If that doesn’t work either, mix the powder with a little water or broth to make a suspension which you suck up with a syringe (without the needle, of course) and squirt it into his mouth between his teeth.
The Last Resort
If nothing at all works, you will be forced to resort to (gentle) force. But even in this, there is a right way and a wrong way. Actually there are a couple of ways that work.
One is the blow-gun method. This works best with a helper, but it can be done single-handed with a dog that doesn’t fight you too hard, and as long at your capsule will fit into a drinking straw. You may need to crimp the edges of the straw just a little after loading to keep the capsule from sliding out before you’re ready.
Then gently open the dog’s mouth enough to poke the straw in and give it a sharp puff of breath. That will launch the capsule into the back of her mouth. Quickly close the mouth and gently but firmly hold it shut. Be careful not to cause her to bite her own lips. Holding her muzzle angled up helps the pill slide down. Blowing GENTLY into her nose triggers a swallow reflex.
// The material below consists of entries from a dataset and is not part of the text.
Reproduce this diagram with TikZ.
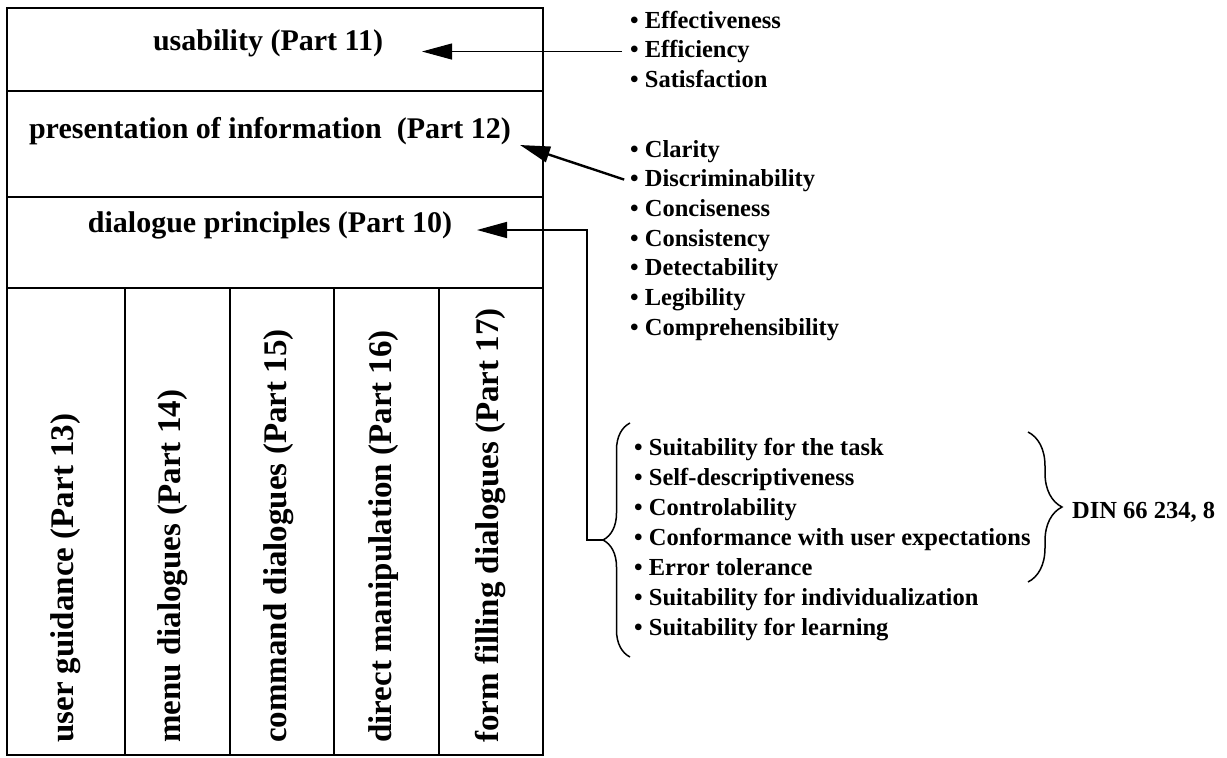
\documentclass[tikz,border=0pt]{standalone}
\usepackage{fontspec}
\setmainfont{Liberation Serif}
\usetikzlibrary{arrows.meta,decorations.pathreplacing}
\newcommand\boxfont{\bfseries\fontsize{30}{34}\selectfont}
\newcommand\colfont{\bfseries\fontsize{33}{36}\selectfont}
\newcommand\listfont{\bfseries\fontsize{24.5}{28}\selectfont}
\tikzset{
  frame/.style={line width=1.8pt},
  part/.style={font=\boxfont,inner sep=0pt,anchor=base},
  col/.style={font=\colfont,inner sep=0pt,anchor=base west,rotate=90},
  item/.style={font=\listfont,inner sep=2pt,anchor=base west},
  arr/.style={line width=1.6pt,-{Triangle[length=30pt,width=16pt]}},
  curly/.style={line width=1.5pt,decorate,decoration={brace,amplitude=#1}}
}
\begin{document}
\begin{tikzpicture}[x=1pt,y=-1pt]
  \useasboundingbox (0,0) rectangle (1227,758);
  % the parts of the standard
  \draw[frame] (7,8) rectangle (543,755);
  \draw[frame] (7,91) -- (543,91) (7,197) -- (543,197) (7,288) -- (543,288);
  \foreach \x in {125,230,334,439}
    \draw[frame] (\x,288) -- (\x,755);

  \node[part] (usab) at (268,50)  {usability (Part 11)};
  \node[part] (pres) at (270,138) {presentation of information\ \ (Part 12)};
  \node[part] (dlg)  at (270,232) {dialogue principles (Part 10)};

  \foreach \x/\txt [count=\i from 13] in {73/user guidance,180/menu dialogues,286/command dialogues,391/direct manipulation,498/form filling dialogues}
    \node[col] (p\i) at (\x,743) {\txt{} (Part \i)};

  % criteria
  \foreach \txt [count=\i] in {Effectiveness,Efficiency,Satisfaction}
    \node[item] (us\i) at (628,{28+29.5*(\i-1)}) {\textbullet\ \txt};
  \foreach \txt [count=\i] in {Clarity,Discriminability,Conciseness,Consistency,Detectability,Legibility,Comprehensibility}
    \node[item] (pi\i) at (628,{157+29.7*(\i-1)}) {\textbullet\ \txt};
  \foreach \txt [count=\i] in {Suitability for the task,Self-descriptiveness,Controlability,Conformance with user expectations,Error tolerance,Suitability for individualization,Suitability for learning}
    \node[item] (dp\i) at (632,{455+30*(\i-1)}) {\textbullet\ \txt};
  \node[item] (din) at (1070,518) {DIN 66 234, 8};

  % arrows
  \coordinate (usabtip) at (422,49);
  \coordinate (prestip) at (520,145);
  \coordinate (dlgtip) at (477,230);
  \coordinate (lbrace) at (603,540);
  \draw[arr,line width=1pt,shorten <=6pt] (us2.west) -- (us2.west -| usabtip);
  \draw[arr,line width=2.4pt,shorten <=4pt] (pi2.west) -- (prestip);
  \draw[arr] (lbrace) -- ++(-16,0) |- (dlgtip);

  % braces
  \draw[curly=27pt] (630,657) -- (630,423);
  \draw[curly=34pt] (1028,432) -- (1028,582);
\end{tikzpicture}
\end{document}
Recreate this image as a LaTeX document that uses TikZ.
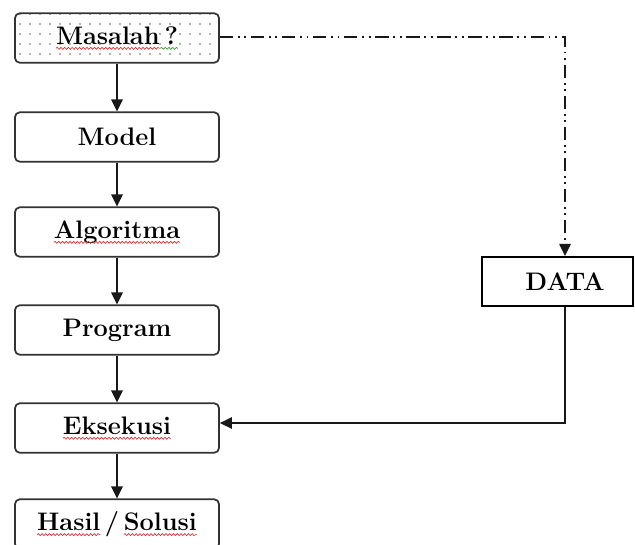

If that doesn’t work, do it the hard way. Here’s the way I do that.
First, if the dog is a squirmer, maneuver him to where he can’t back away from you: against a wall or in a corner. I place my left hand over the muzzle and slide my middle finger and thumb in behind his canine teeth, careful to not press his “lips” into his teeth. That usually opens the mouth a bit.
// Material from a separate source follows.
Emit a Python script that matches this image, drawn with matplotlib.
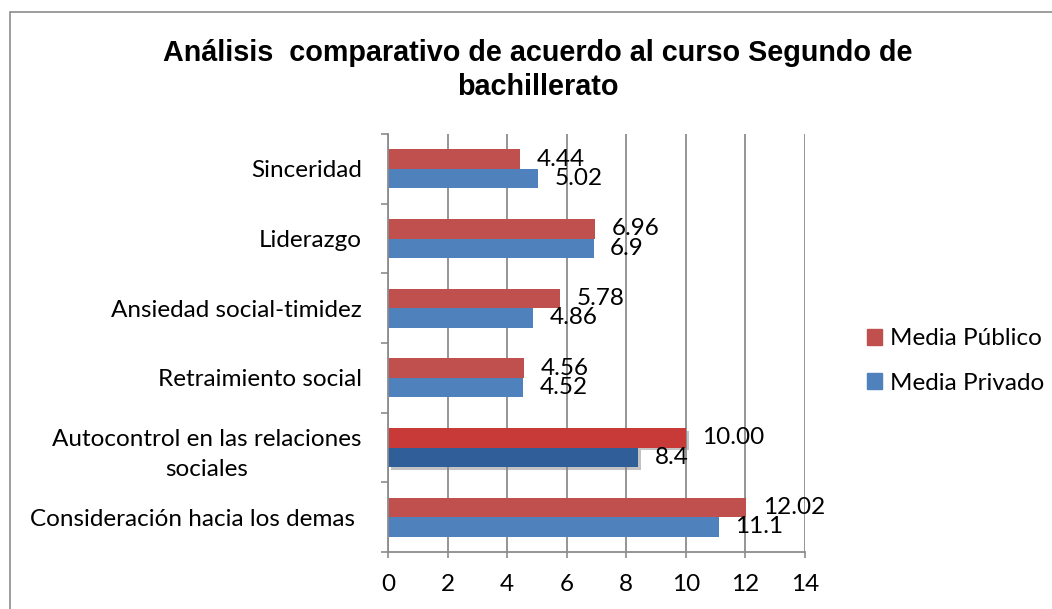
import matplotlib
matplotlib.use("Agg")
import matplotlib.pyplot as plt
from matplotlib.patches import Rectangle
import matplotlib.patheffects as pe
import numpy as np

categories = ["Consideración hacia los demas ", "Autocontrol en las relaciones\nsociales",
              "Retraimiento social", "Ansiedad social-timidez", "Liderazgo", "Sinceridad"]
publico = [12.02, 10.00, 4.56, 5.78, 6.96, 4.44]
privado = [11.1, 8.4, 4.52, 4.86, 6.9, 5.02]
publico_labels = ["12.02", "10.00", "4.56", "5.78", "6.96", "4.44"]
privado_labels = ["11.1", "8.4", "4.52", "4.86", "6.9", "5.02"]
xticks = [0, 2, 4, 6, 8, 10, 12, 14]
title = "Análisis  comparativo de acuerdo al curso Segundo de\nbachillerato"

W, H = 1052, 609
fig = plt.figure(figsize=(W / 100, H / 100), dpi=100)
fig.patches.append(Rectangle((10 / W, -0.2), 2, 1.2 - 12 / H, transform=fig.transFigure,
                             fill=False, edgecolor="#8c8c8c", linewidth=1.2))

ax = fig.add_axes([388 / W, (H - 552) / H, (805 - 388) / W, (552 - 134) / H])
font = "Lato"
fs = 17.5
red = "#C0504D"
blue = "#4F81BD"
red_colors = [red, "#C83A37", red, red, red, red]
blue_colors = [blue, "#2F5E99", blue, blue, blue, blue]

y = np.arange(len(categories))
h = 0.28
bars_r = ax.barh(y + h / 2, publico, height=h, color=red_colors, zorder=3, label="Media Público")
bars_b = ax.barh(y - h / 2, privado, height=h, color=blue_colors, zorder=3, label="Media Privado")
for b in (bars_r[1], bars_b[1]):
    b.set_path_effects([pe.SimplePatchShadow(offset=(2, -2), shadow_rgbFace="#888888", alpha=0.5), pe.Normal()])

for i in range(len(categories)):
    ax.annotate(publico_labels[i], (publico[i], y[i] + h / 2), xytext=(12, 0), textcoords="offset points",
                va="center", ha="left", fontsize=fs, family=font)
    ax.annotate(privado_labels[i], (privado[i], y[i] - h / 2), xytext=(12, 0), textcoords="offset points",
                va="center", ha="left", fontsize=fs, family=font)

ax.set_xlim(0, 14)
ax.set_ylim(-0.5, len(categories) - 0.5)
ax.set_xticks(xticks)
ax.set_xticklabels([str(t) for t in xticks], fontsize=fs, family=font)
ax.set_yticks(y)
ax.set_yticklabels(categories, fontsize=fs, family=font, multialignment="center", linespacing=1.55)
ax.set_yticks(np.arange(-0.5, len(categories)), minor=True)
ax.tick_params(axis="y", which="major", length=0, pad=19)
ax.tick_params(axis="y", which="minor", length=5, color="#8c8c8c", width=1.2)
ax.tick_params(axis="x", which="major", length=4, color="#8c8c8c", width=1.2, pad=12)
ax.grid(axis="x", color="#8c8c8c", linewidth=1.3, zorder=0)
ax.set_axisbelow(True)
for s in ("top", "right"):
    ax.spines[s].set_visible(False)
for s in ("left", "bottom"):
    ax.spines[s].set_color("#8c8c8c")
    ax.spines[s].set_linewidth(1.3)
    ax.spines[s].set_zorder(4)

fig.text(538 / W, 1 - 70 / H, title, ha="center", va="center", fontsize=20.7, fontweight="bold",
         family="Liberation Sans", linespacing=1.3)

handles = [bars_r[0], bars_b[0]]
leg = fig.legend(handles, ["Media Público", "Media Privado"], loc="center left",
                 bbox_to_anchor=(857 / W, 1 - 361 / H), frameon=False, prop={"family": font, "size": fs},
                 handlelength=0.62, handleheight=0.62, handletextpad=0.35, labelspacing=0.95, borderaxespad=0)
leg.legend_handles[0].set_color(red)
leg.legend_handles[1].set_color(blue)

fig.savefig("out.png", dpi=100)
With the pill gripped between thumb and forefinger of the right hand, place the back of that hand (pinky finger edge) on the dog’s lower teeth and roll that hand over to open his jaws and bring the pill into position above the back of the tongue.
Place the pill on the back of his tongue and use the forefinger to push it over the hump of the tongue. There is no need to stick your finger down his throat, that just triggers a gag reflex that could get ugly.
Once the capsule is on the back side of the tongue (behind the hump), remove your fingers quickly and close the mouth (being mindful not to trap the “lips” forcing him to bite himself). Hold the jaws closed firmly but gently, angled upward, and blow softly into his nostrils. You can also stroke his neck with your free hand, where the esophagus is, to encourage swallowing.
Once you get the hang of this it is quick and relatively trauma free for both of you.
Use judgement, however, on which dogs to try this. A dog with a mean temperament would be a risk of you being badly bitten. I don’t think I’d EVER try this on a Chihuahua!
After you’ve medicated your dog, be sure to praise her and give her some loving. This is especially important if you’ve had to “invade her space” to get the job done. She doesn’t understand what you’re doing and may look at the procedure as punishment. Leave her with a positive feel for what was done.